What role can physicians play in health care reform? This question has been on my mind since completing a summer internship at the Health Council of Canada and starting my first year of medical school.
On the job at the Health Council, I learned that the 2003 and 2004 health accords did not yield the transformative change promised by politicians. Rather, our health care system is lagging behind the needs of an aging and diversifying population and it consistently ranks in the middle of the pack compared to other high-income countries. After reviewing a decade of health care reform, the Health Council’s September 2013 report Better Health, Better Care, Better Value for all, calls for a unified approach to reform, with strong federal leadership and provincial collaboration. In addition to purposeful political leadership, I believe physicians have an important role to play in advocating on behalf of the general public for system improvements.
General practitioners (GPs) are the front-line of the health care system and trained in a wide range of specialties. On any given day a GP may treat the whole gamut of illness from acute to complex chronic conditions, as well as providing preventative care and health education. The relationship that a family physician has with his or her patients is fundamental to their practice and essential for the provision of high-quality health care in the diagnosis and treatment of disease. A strong relationship is characterized by trust, mutual respect, and responsibility.
In large part due to the strength of the physician-patient relationship, the general public typically respects the judgment of physicians, even outside the realm of clinical medicine. Physicians who choose to treat patients both as people and as a population can leverage their standing to advocate for change at the policy level. If a physician's mandate is to help the sick, it follows that physicians have a vested interest in advocating for enhanced collaboration and teamwork, for inspiring new ways of thinking and learning, and for becoming engaged in healthcare planning, priority setting, strategy development and patient-centred care delivery.

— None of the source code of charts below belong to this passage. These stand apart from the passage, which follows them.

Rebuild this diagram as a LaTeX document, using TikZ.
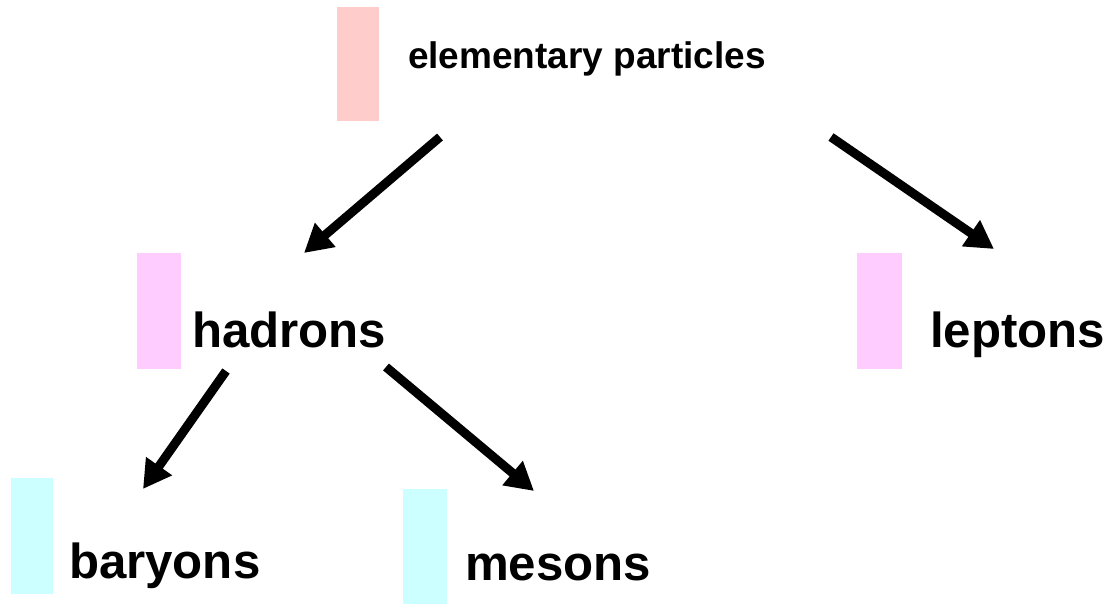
\documentclass[tikz,border=0pt]{standalone}
\usepackage{fontspec}
\setmainfont{Liberation Sans}
\usetikzlibrary{arrows.meta}
\definecolor{topred}{HTML}{FFCCCC}
\definecolor{midpink}{HTML}{FFCCFF}
\definecolor{lowcyan}{HTML}{CCFFFF}
\tikzset{
  lbl/.style={anchor=base west, inner sep=0pt, outer sep=0pt, font=\fontsize{49.2}{58}\selectfont\bfseries},
  toplbl/.style={anchor=base west, inner sep=0pt, outer sep=0pt, font=\fontsize{37}{44}\selectfont\bfseries},
  arr/.style={line width=9pt, -{Triangle[length=28pt,width=30pt]}, black}
}
\begin{document}
\begin{tikzpicture}[x=1pt,y=-1pt]
\useasboundingbox (0,0) rectangle (1112,604);
% colour bars
\fill[topred]  (337,7)   rectangle (379,121);
\fill[midpink] (137,253) rectangle (181,369);
\fill[midpink] (857,253) rectangle (902,369);
\fill[lowcyan] (11,478)  rectangle (53,594);
\fill[lowcyan] (403,489) rectangle (447,604);
% labels
\node[toplbl] (ep) at (408,69) {elementary particles};
\node[lbl] (had) at (192,348) {hadrons};
\node[lbl] (lep) at (930,348) {leptons};
\node[lbl] (bar) at (69,578) {baryons};
\node[lbl] (mes) at (465,580) {mesons};
% connector ends
\coordinate (a1s) at (440,137);
\coordinate (a1e) at (304,253);
\coordinate (a2s) at (831,137);
\coordinate (a2e) at (994,249);
\coordinate (a3s) at (226,371);
\coordinate (a3e) at (143,489);
\coordinate (a4s) at (386,367);
\coordinate (a4e) at (534,491);
\draw[arr] (a1s) -- (a1e);
\draw[arr] (a2s) -- (a2e);
\draw[arr] (a3s) -- (a3e);
\draw[arr] (a4s) -- (a4e);
\end{tikzpicture}
\end{document}
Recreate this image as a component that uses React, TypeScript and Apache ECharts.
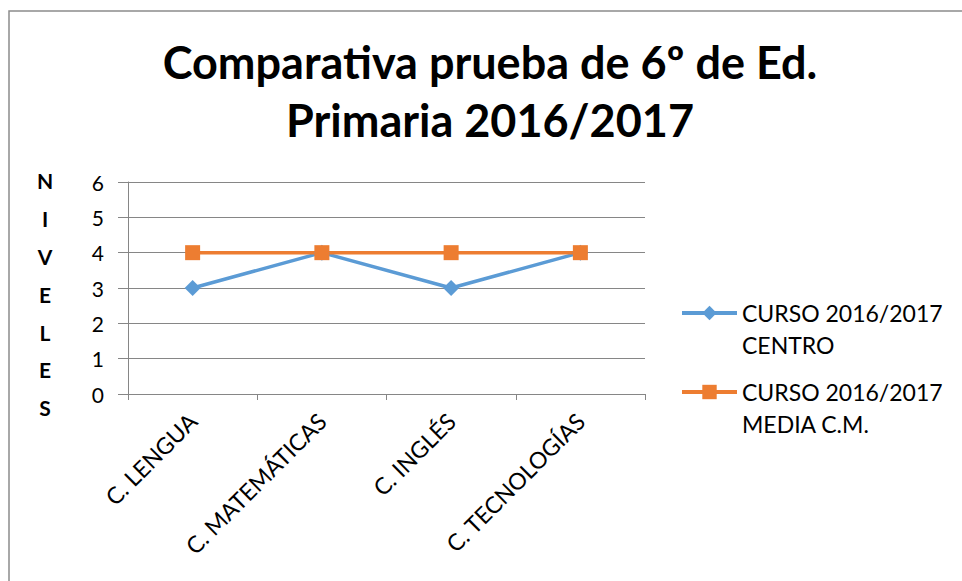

It is up to each physician to define a role for him or herself. As my colleagues and I embark on our careers, we are laying down the foundation for the practitioners we will become. My experience at the Health Council has given me a sense of the importance of understanding policies that affect health care, and the efficacy, in terms of health outcomes, of change and innovation at the system level. In this formative period, I am making a commitment to stay engaged and invest energy in improving the health care system we are all a part of. I am confident I am not the only one.